Ten minutes later I was fine. Vision fully restored. Shakiness gone. My dry heaving had stopped and was replaced by an intense craving for pancakes. So I chalked it up to a fluke.

That is, until the next race, when I was coming up on the finish line and started worrying about it happening again. And the next one. And the one after that. It didn’t recur with the same ferocity, just a distinct panicky feeling that started to build slowly in the last half mile, until it pressed on my chest in the last straightaway. It always came with an overwhelming sense of nausea that almost had me doubled over. My doctor found nothing physically wrong with me, so I decided the only solution was to stop racing. I despised feeling that surge of fear and sickness, but I couldn’t stop the worry that began from the starting gunshot and steadily increased mile by mile.

Not running has been like ignoring a huge part of myself. I can tick off all sorts of excuses about long work hours or weather not being ideal for why I’m not doing it, but I know why and I hate that I haven’t been able to get past it.

Until this week.

A good friend and former relay teammate sent me a link to the Irish Universities track and field championships. I played it and watched anchor leg Phil Healy of UCC completely demolish her competition by coming from an incredibly huge deficit to close in and win. She was in fifth place coming down the last straightaway and just flew by every other runner in a way that made me spontaneously burst into tears at my computer.

I watched the video over and over. Most of the one million YouTube hits are probably mine. It wasn’t just her perseverance, her determination to win. It was all the women running. The ones who I recognized hitting a wall, the ones who were struggling to fight through it, but just all of them going out there and competing. Fearlessly. I couldn’t stop crying watching them. It hit me how much I’ve missed that part of my life. I’ve missed feeling that energy. I decided I had to stop pretending that I was okay without it.
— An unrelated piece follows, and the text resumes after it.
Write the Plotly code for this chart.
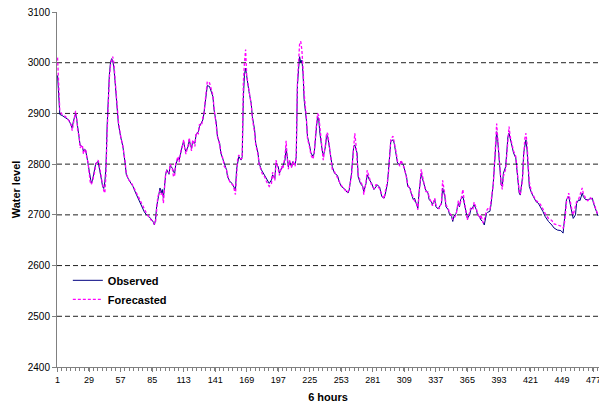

I went online and signed up for a 5k for the first time in a year. One that I intend on running, not walking like last year. Then I put on my Brooks sneakers, went outside, and did my first training run for it. It hurt. I’m out of shape. I probably won’t run a great time next month for this 5k, but all those 4×400 teams inspired me, reminding me how much I love and miss competing. I want to run again — I know it’s going to be scary and I might face the same panic at the end of the race, but I want to try. Phil Healy’s tenacious athletic performance awakened in me the most basic rule I learned as a runner — which is that even when you think you have nothing left, never give up, because you might surprise yourself.